__Task objective__.
Transcribe the entries below exactly; leave every image out.

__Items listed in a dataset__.

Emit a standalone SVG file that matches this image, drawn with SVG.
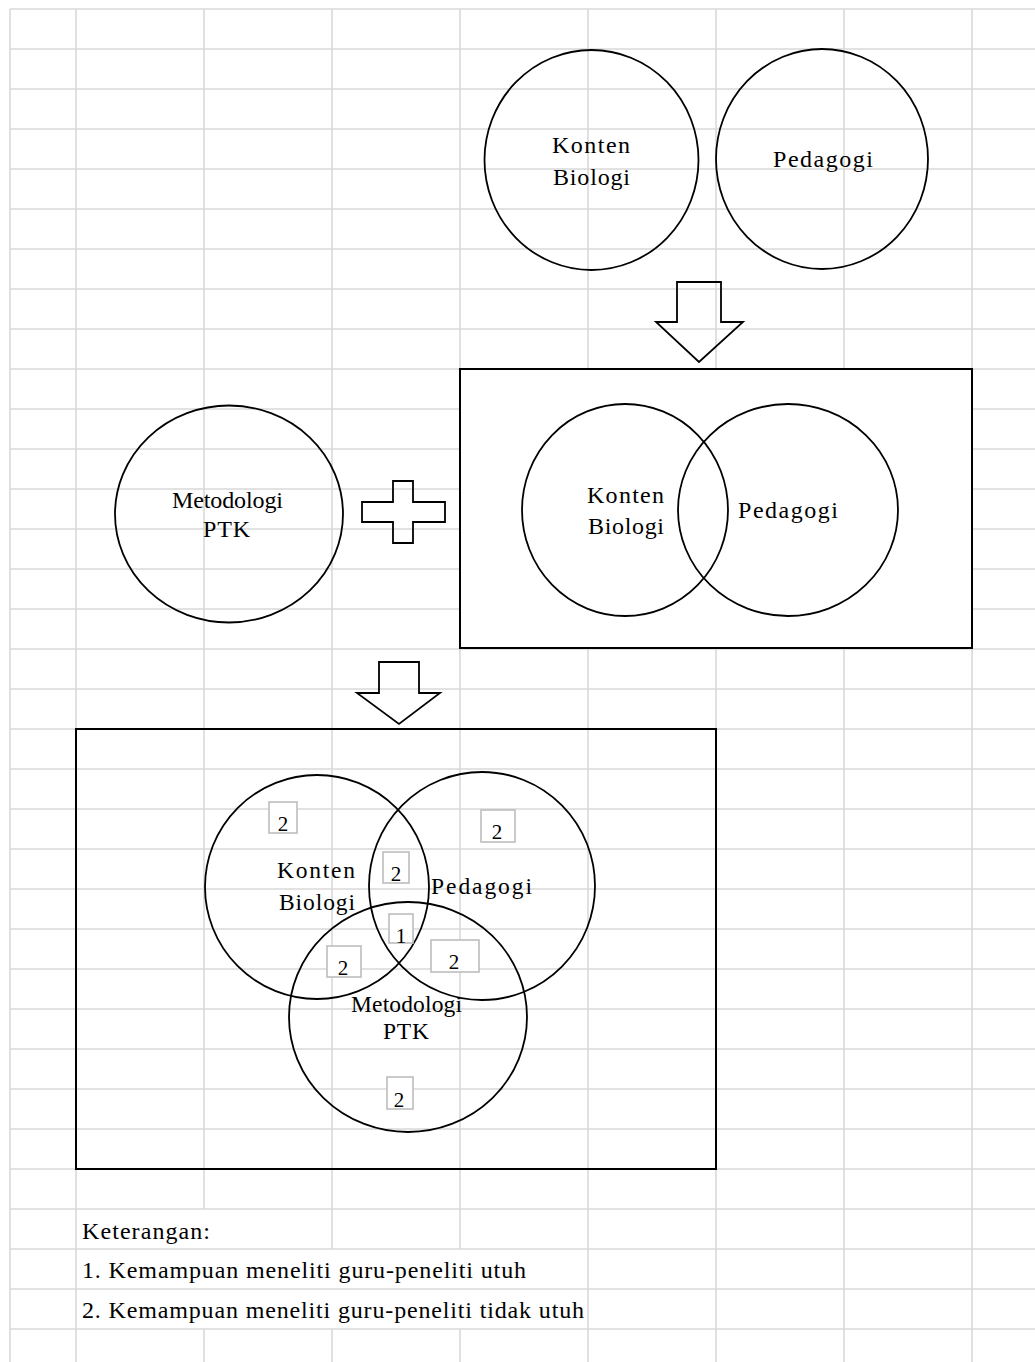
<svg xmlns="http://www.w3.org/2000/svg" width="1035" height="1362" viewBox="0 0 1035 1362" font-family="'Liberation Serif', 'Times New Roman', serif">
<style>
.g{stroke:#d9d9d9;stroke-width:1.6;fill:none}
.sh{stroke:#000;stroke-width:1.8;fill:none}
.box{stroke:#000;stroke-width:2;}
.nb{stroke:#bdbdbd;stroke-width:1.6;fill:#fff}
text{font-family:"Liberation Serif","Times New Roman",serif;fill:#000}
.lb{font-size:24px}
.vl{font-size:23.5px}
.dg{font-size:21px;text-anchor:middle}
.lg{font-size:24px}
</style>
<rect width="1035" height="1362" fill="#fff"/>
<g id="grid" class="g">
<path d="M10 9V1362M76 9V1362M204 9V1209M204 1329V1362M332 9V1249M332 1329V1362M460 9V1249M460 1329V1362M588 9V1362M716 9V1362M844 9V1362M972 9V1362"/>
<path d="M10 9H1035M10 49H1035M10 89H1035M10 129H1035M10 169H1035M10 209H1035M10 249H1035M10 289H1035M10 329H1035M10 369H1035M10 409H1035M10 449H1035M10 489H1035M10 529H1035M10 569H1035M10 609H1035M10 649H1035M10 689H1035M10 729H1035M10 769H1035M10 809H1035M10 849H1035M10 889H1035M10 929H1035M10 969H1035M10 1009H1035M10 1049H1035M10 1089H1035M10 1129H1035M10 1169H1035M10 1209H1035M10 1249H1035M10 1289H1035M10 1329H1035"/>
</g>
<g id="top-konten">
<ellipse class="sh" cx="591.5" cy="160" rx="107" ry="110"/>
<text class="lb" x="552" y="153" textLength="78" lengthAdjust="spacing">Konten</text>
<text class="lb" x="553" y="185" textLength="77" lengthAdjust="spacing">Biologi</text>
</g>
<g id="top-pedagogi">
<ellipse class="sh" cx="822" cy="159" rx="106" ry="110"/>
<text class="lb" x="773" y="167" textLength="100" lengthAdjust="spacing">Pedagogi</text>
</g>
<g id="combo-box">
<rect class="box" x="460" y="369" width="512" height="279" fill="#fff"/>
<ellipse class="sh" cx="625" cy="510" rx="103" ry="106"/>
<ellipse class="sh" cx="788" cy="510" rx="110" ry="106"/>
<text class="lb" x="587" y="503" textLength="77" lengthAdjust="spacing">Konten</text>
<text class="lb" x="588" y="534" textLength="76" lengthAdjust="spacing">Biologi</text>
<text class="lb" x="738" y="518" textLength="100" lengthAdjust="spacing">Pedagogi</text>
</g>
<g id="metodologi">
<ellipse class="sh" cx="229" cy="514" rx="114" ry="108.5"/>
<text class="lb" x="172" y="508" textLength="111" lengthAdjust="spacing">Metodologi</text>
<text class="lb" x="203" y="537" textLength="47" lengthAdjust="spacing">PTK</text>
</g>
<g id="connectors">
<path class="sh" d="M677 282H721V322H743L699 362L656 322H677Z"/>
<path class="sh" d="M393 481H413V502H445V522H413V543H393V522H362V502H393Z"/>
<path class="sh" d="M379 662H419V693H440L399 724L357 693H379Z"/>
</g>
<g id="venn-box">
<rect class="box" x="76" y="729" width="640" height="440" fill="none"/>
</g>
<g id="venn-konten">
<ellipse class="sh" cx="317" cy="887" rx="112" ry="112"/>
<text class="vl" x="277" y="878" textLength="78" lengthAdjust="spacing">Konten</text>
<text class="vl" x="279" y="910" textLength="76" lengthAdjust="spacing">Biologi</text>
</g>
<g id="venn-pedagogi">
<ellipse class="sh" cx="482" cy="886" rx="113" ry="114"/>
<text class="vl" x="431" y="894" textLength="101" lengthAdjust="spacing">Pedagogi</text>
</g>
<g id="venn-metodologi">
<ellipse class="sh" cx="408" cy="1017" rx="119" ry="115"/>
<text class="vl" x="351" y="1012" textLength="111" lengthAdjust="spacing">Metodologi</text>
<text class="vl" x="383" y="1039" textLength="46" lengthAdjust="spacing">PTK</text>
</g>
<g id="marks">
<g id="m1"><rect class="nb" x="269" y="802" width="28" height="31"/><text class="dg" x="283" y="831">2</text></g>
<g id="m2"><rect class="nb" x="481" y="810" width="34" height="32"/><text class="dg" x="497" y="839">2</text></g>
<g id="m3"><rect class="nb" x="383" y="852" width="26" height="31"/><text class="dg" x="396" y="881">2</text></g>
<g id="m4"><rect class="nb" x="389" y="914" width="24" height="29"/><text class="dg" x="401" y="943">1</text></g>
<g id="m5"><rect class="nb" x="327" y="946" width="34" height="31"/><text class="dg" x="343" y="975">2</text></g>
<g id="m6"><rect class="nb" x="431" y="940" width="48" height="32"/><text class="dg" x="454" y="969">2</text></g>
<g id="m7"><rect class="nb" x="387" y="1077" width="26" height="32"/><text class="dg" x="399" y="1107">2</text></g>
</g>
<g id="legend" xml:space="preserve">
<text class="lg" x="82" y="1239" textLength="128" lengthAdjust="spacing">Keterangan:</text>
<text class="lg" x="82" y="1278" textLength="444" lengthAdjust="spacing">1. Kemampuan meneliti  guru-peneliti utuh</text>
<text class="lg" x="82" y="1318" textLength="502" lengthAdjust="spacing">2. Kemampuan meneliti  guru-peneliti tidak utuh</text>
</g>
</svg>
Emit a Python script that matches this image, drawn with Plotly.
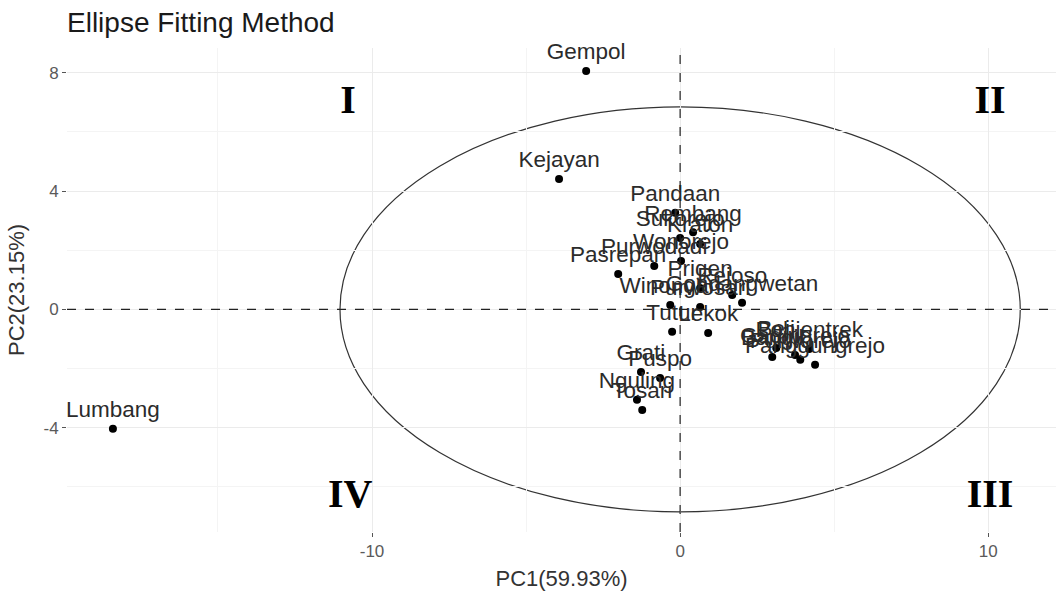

__Written response__.
Emit a standalone SVG file that matches this image, drawn with SVG.
<svg xmlns="http://www.w3.org/2000/svg" width="1035" height="1362" viewBox="0 0 1035 1362" font-family="'Liberation Serif', 'Times New Roman', serif">
<style>
.g{stroke:#d9d9d9;stroke-width:1.6;fill:none}
.sh{stroke:#000;stroke-width:1.8;fill:none}
.box{stroke:#000;stroke-width:2;}
.nb{stroke:#bdbdbd;stroke-width:1.6;fill:#fff}
text{font-family:"Liberation Serif","Times New Roman",serif;fill:#000}
.lb{font-size:24px}
.vl{font-size:23.5px}
.dg{font-size:21px;text-anchor:middle}
.lg{font-size:24px}
</style>
<rect width="1035" height="1362" fill="#fff"/>
<g id="grid" class="g">
<path d="M10 9V1362M76 9V1362M204 9V1209M204 1329V1362M332 9V1249M332 1329V1362M460 9V1249M460 1329V1362M588 9V1362M716 9V1362M844 9V1362M972 9V1362"/>
<path d="M10 9H1035M10 49H1035M10 89H1035M10 129H1035M10 169H1035M10 209H1035M10 249H1035M10 289H1035M10 329H1035M10 369H1035M10 409H1035M10 449H1035M10 489H1035M10 529H1035M10 569H1035M10 609H1035M10 649H1035M10 689H1035M10 729H1035M10 769H1035M10 809H1035M10 849H1035M10 889H1035M10 929H1035M10 969H1035M10 1009H1035M10 1049H1035M10 1089H1035M10 1129H1035M10 1169H1035M10 1209H1035M10 1249H1035M10 1289H1035M10 1329H1035"/>
</g>
<g id="top-konten">
<ellipse class="sh" cx="591.5" cy="160" rx="107" ry="110"/>
<text class="lb" x="552" y="153" textLength="78" lengthAdjust="spacing">Konten</text>
<text class="lb" x="553" y="185" textLength="77" lengthAdjust="spacing">Biologi</text>
</g>
<g id="top-pedagogi">
<ellipse class="sh" cx="822" cy="159" rx="106" ry="110"/>
<text class="lb" x="773" y="167" textLength="100" lengthAdjust="spacing">Pedagogi</text>
</g>
<g id="combo-box">
<rect class="box" x="460" y="369" width="512" height="279" fill="#fff"/>
<ellipse class="sh" cx="625" cy="510" rx="103" ry="106"/>
<ellipse class="sh" cx="788" cy="510" rx="110" ry="106"/>
<text class="lb" x="587" y="503" textLength="77" lengthAdjust="spacing">Konten</text>
<text class="lb" x="588" y="534" textLength="76" lengthAdjust="spacing">Biologi</text>
<text class="lb" x="738" y="518" textLength="100" lengthAdjust="spacing">Pedagogi</text>
</g>
<g id="metodologi">
<ellipse class="sh" cx="229" cy="514" rx="114" ry="108.5"/>
<text class="lb" x="172" y="508" textLength="111" lengthAdjust="spacing">Metodologi</text>
<text class="lb" x="203" y="537" textLength="47" lengthAdjust="spacing">PTK</text>
</g>
<g id="connectors">
<path class="sh" d="M677 282H721V322H743L699 362L656 322H677Z"/>
<path class="sh" d="M393 481H413V502H445V522H413V543H393V522H362V502H393Z"/>
<path class="sh" d="M379 662H419V693H440L399 724L357 693H379Z"/>
</g>
<g id="venn-box">
<rect class="box" x="76" y="729" width="640" height="440" fill="none"/>
</g>
<g id="venn-konten">
<ellipse class="sh" cx="317" cy="887" rx="112" ry="112"/>
<text class="vl" x="277" y="878" textLength="78" lengthAdjust="spacing">Konten</text>
<text class="vl" x="279" y="910" textLength="76" lengthAdjust="spacing">Biologi</text>
</g>
<g id="venn-pedagogi">
<ellipse class="sh" cx="482" cy="886" rx="113" ry="114"/>
<text class="vl" x="431" y="894" textLength="101" lengthAdjust="spacing">Pedagogi</text>
</g>
<g id="venn-metodologi">
<ellipse class="sh" cx="408" cy="1017" rx="119" ry="115"/>
<text class="vl" x="351" y="1012" textLength="111" lengthAdjust="spacing">Metodologi</text>
<text class="vl" x="383" y="1039" textLength="46" lengthAdjust="spacing">PTK</text>
</g>
<g id="marks">
<g id="m1"><rect class="nb" x="269" y="802" width="28" height="31"/><text class="dg" x="283" y="831">2</text></g>
<g id="m2"><rect class="nb" x="481" y="810" width="34" height="32"/><text class="dg" x="497" y="839">2</text></g>
<g id="m3"><rect class="nb" x="383" y="852" width="26" height="31"/><text class="dg" x="396" y="881">2</text></g>
<g id="m4"><rect class="nb" x="389" y="914" width="24" height="29"/><text class="dg" x="401" y="943">1</text></g>
<g id="m5"><rect class="nb" x="327" y="946" width="34" height="31"/><text class="dg" x="343" y="975">2</text></g>
<g id="m6"><rect class="nb" x="431" y="940" width="48" height="32"/><text class="dg" x="454" y="969">2</text></g>
<g id="m7"><rect class="nb" x="387" y="1077" width="26" height="32"/><text class="dg" x="399" y="1107">2</text></g>
</g>
<g id="legend" xml:space="preserve">
<text class="lg" x="82" y="1239" textLength="128" lengthAdjust="spacing">Keterangan:</text>
<text class="lg" x="82" y="1278" textLength="444" lengthAdjust="spacing">1. Kemampuan meneliti  guru-peneliti utuh</text>
<text class="lg" x="82" y="1318" textLength="502" lengthAdjust="spacing">2. Kemampuan meneliti  guru-peneliti tidak utuh</text>
</g>
</svg>
Emit a Python script that matches this image, drawn with Plotly.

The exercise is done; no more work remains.